Fifty-four percent of survey respondents reported lack of implementation expertise as the leading barrier to their implementation of new cyber defense technologies. Expertise was followed by a lack of inhouse staff resources (51 percent), a lack of leadership recognition in the need to invest (49 percent), challenges related to tender and bidding processes (38 percent), a lack of trusted vendor partners (36 percent) and a lack of budget (28 percent).

Software Supply Chain Risk Management

Regional government services respondents report poor progress in software supply chain risk management, with only 31 percent claiming full implementation of these measures. Ninety percent of respondents somewhat to strongly agree that there has been little oversight on how cybersecurity products themselves were developed and where.

Ninety percent of respondents believe that if the US federal government demands higher software security standards within government agencies, this would play a role in raising standards across the software industry. Ninety-one percent of sector respondents believe cybersecurity standards for software development should be mandated by government.

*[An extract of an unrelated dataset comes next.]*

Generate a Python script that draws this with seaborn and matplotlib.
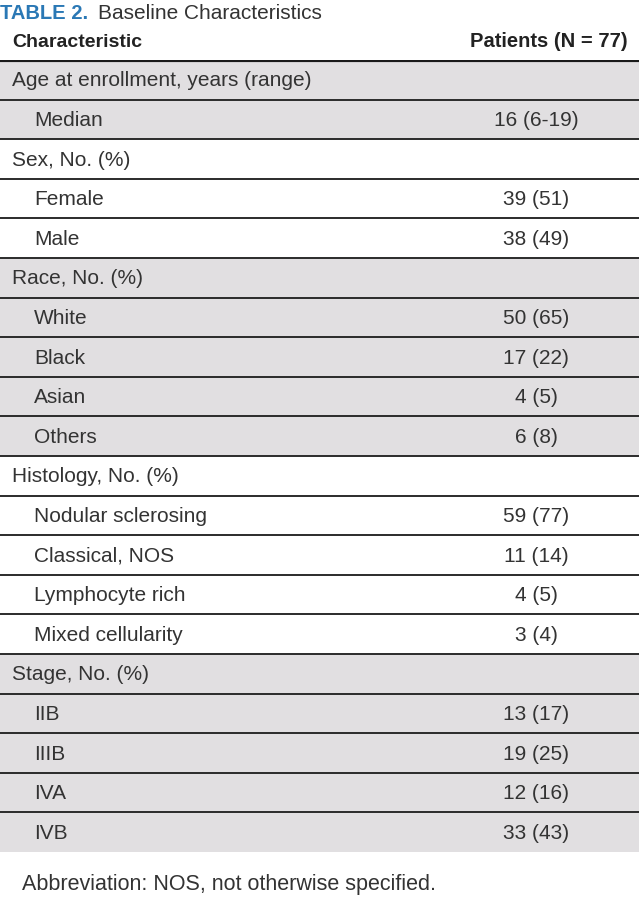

That said, 54 percent of sector respondents believe that government cybersecurity standards for software could be too expensive to implement in practice and that government timelines might be difficult for software developers to adhere to.

COVID-19 Impact & Legacy

Seventy-four percent of regional government services respondents report that the need to secure remote access to their enterprise resources became a somewhat more important to a much more important issue in maintaining their cybersecurity posture during the COVID-19 pandemic.

Fifty-one percent have a wait and see position on whether the remote work-hybrid model will remain in place, with 26 percent believing the hybrid model will be permanent and around as many (23 percent) believing there will be a total return to normal.

U.S. Cybersecurity Safety Board

Seventy-nine percent of regional government services respondents see value in the establishment of a US Cybersecurity Safety Board similar to the US National Transportation Safety Board..

Forty-nine percent of respondents believe the Cybersecurity Safety Board should only focus on government infrastructure, 51 percent believe it should also focus on critical infrastructure outside of the federal government, with 38 percent of those believing it should focus on regional government infrastructure as well as federal infrastructure. Only 13 percent believe it should focus on both public and private critical infrastructure.

Partnering with U.S. Federal Government

Ninety percent of regional government services respondents believe there is room for improvement when it comes to the level of partnership between the US government and organizations in their sector. As many as 62 percent believe there is vast room for improvement, which represents more enthusiasm than any other critical infrastructure category surveyed.

Seventy-nine percent of survey respondents somewhat to strongly believe there is no real consistency as to how organizations respond to cyber incidents, and 56 percent favor improved guidance on cybersecurity best practices.

Forty-nine percent favor greater federal funding, 41 percent tighter cooperation on the investigation of attacks following their discovery, 38 percent greater consequences for perpetrators of cybercriminals, and 36 percent tighter cooperation on cyber incident management while attacks are in progress.

Only 33 percent favored more Federal regulations and only 26 percent favored a combination of incident notification and liability protection to facilitate sharing of attack data between impacted organizations, government partners and industry audiences.

Eighty-seven percent of respondents said there was room for improvement in the data shared by the US government with organizations in their sector.